In its time, Modernist writing on photography had been chaste—no politics and no sex—while the academic doctrines that replaced it have pretty much excluded everything else. Certainly, they raised vivid issues—about “gender” and the male gaze, for instance—but these fullblooded questions produced anemic answers. It could not be otherwise when ideology counted for more than anyone’s actual experience of the work. I define experience here as the way a viewer “transacts” with what is depicted in a photograph, seeing it as a pictorial subject, and yet with a sense of it as an opening to real activity, with all its vagrant data, in a time past. A lay visitor to our mandarin scene would conclude that it was prepsychological. He or she would search in vain for a clue as to how, in any embodied transaction, feeling is triggered through specific looking. Without that clue, the field lacks a candid and therefore inviting approach to its subjects. Instead, what it purveys to general readers is a corporate statement with an intimidating effect.

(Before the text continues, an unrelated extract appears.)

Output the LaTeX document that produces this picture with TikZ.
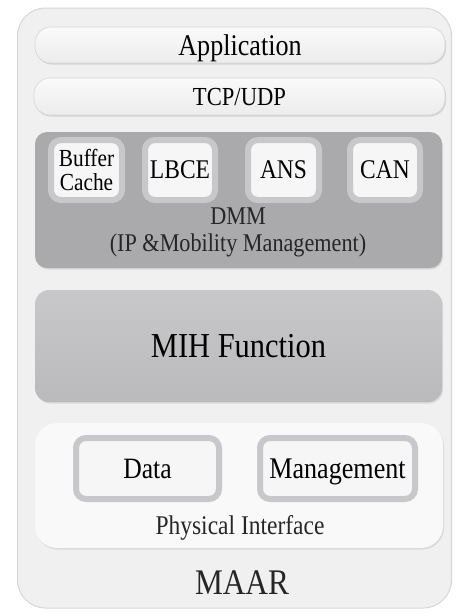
\documentclass[tikz,border=0pt]{standalone}
\usepackage{fontspec}
\setmainfont{Liberation Serif}[FakeStretch=0.87]
\usetikzlibrary{shadows}
\definecolor{outerfill}{RGB}{240,240,241}
\definecolor{outerline}{RGB}{214,214,216}
\definecolor{barfill}{RGB}{250,250,250}
\definecolor{barbottom}{RGB}{236,236,237}
\definecolor{dmmfill}{RGB}{170,170,172}
\definecolor{ringcol}{RGB}{200,200,202}
\definecolor{innerfill}{RGB}{246,246,246}
\definecolor{mihtop}{RGB}{200,200,202}
\definecolor{mihbottom}{RGB}{186,186,188}
\definecolor{physfill}{RGB}{249,249,249}
\tikzset{
  box/.style={inner sep=0pt, rounded corners=#1},
  flat/.style={text depth=0pt},
  bar/.style={box=16pt, flat, top color=barfill, bottom color=barbottom, draw=outerline, line width=0.6pt,
    drop shadow={shadow xshift=1pt, shadow yshift=-1.5pt, opacity=0.25, fill=gray}},
  ringbox/.style={box=10pt, draw=ringcol, line width=6pt, fill=innerfill},
  lbl/.style={inner sep=0pt, text=black!85},
}
\begin{document}
\begin{tikzpicture}[x=1pt,y=-1pt]
\useasboundingbox (0,0) rectangle (462,614);
% outer MAAR box
\node[box=28pt, fill=outerfill, draw=outerline, line width=1pt, minimum width=434pt, minimum height=600pt] (maar) at (234.5,308) {};
% application and transport
\node[bar, minimum width=410pt, minimum height=36pt, font=\fontsize{30}{32}\selectfont] (app) at (240,45) {Application};
\node[bar, minimum width=411pt, minimum height=37pt, font=\fontsize{26}{28}\selectfont] (tcp) at (239.5,96.5) {TCP/UDP};
% DMM block
\node[box=12pt, fill=dmmfill, minimum width=407pt, minimum height=136pt,
  drop shadow={shadow xshift=1pt, shadow yshift=-1.5pt, opacity=0.2, fill=gray}] (dmm) at (238.5,200) {};
\node[ringbox, minimum width=71pt, minimum height=60pt, align=center, font=\fontsize{24.5}{24}\selectfont] (buf) at (86.5,170) {Buffer\\Cache};
\node[ringbox, flat, minimum width=70pt, minimum height=60pt, font=\fontsize{27}{29}\selectfont] (lbce) at (180,170) {LBCE};
\node[ringbox, flat, minimum width=71pt, minimum height=60pt, font=\fontsize{27}{29}\selectfont] (ans) at (283.5,170) {ANS};
\node[ringbox, flat, minimum width=70pt, minimum height=60pt, font=\fontsize{27}{29}\selectfont] (can) at (385,170) {CAN};
\node[lbl, flat, font=\fontsize{25.5}{27}\selectfont] (dmmt) at (238,216) {DMM};
\node[lbl, flat, font=\fontsize{25.5}{27}\selectfont] (dmmt2) at (238,243) {(IP \&Mobility Management)};
% MIH
\node[box=14pt, flat, top color=mihtop, bottom color=mihbottom, minimum width=407pt, minimum height=112pt,
  drop shadow={shadow xshift=1pt, shadow yshift=-1.5pt, opacity=0.2, fill=gray}, font=\fontsize{35}{37}\selectfont] (mih) at (238.5,346) {MIH Function};
% physical interface
\node[box=22pt, fill=physfill, minimum width=408pt, minimum height=125pt,
  drop shadow={shadow xshift=1pt, shadow yshift=-1.5pt, opacity=0.2, fill=gray}] (phy) at (239,485.5) {};
\node[ringbox, flat, minimum width=143pt, minimum height=61pt, font=\fontsize{29.5}{31}\selectfont] (data) at (147.5,468.5) {Data};
\node[ringbox, flat, minimum width=155pt, minimum height=61pt, font=\fontsize{30}{32}\selectfont] (mgmt) at (337.5,468.5) {Management};
\node[lbl, flat, font=\fontsize{27}{29}\selectfont] (phyt) at (240,525) {Physical Interface};
\node[lbl, flat, font=\fontsize{36}{38}\selectfont] (maart) at (242,583) {MAAR};
\end{tikzpicture}
\end{document}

An educated eye, a sociopolitical critique, a self-affirming consciousness: these are strong assets of any criticism. Only, let them be combined with and worked through each other, so that they may be mutually informed yet moderated by their competing interests. Let them reach out toward, rather than shun the photographic image. Let it be realized that the pictures themselves may have an unexpected impact, but won't bite. The age of the image needs a reaffirmation of photographic criticism as a separate field concerned with filtrates of memory, rich in portents of art, yet based in the material witness of life.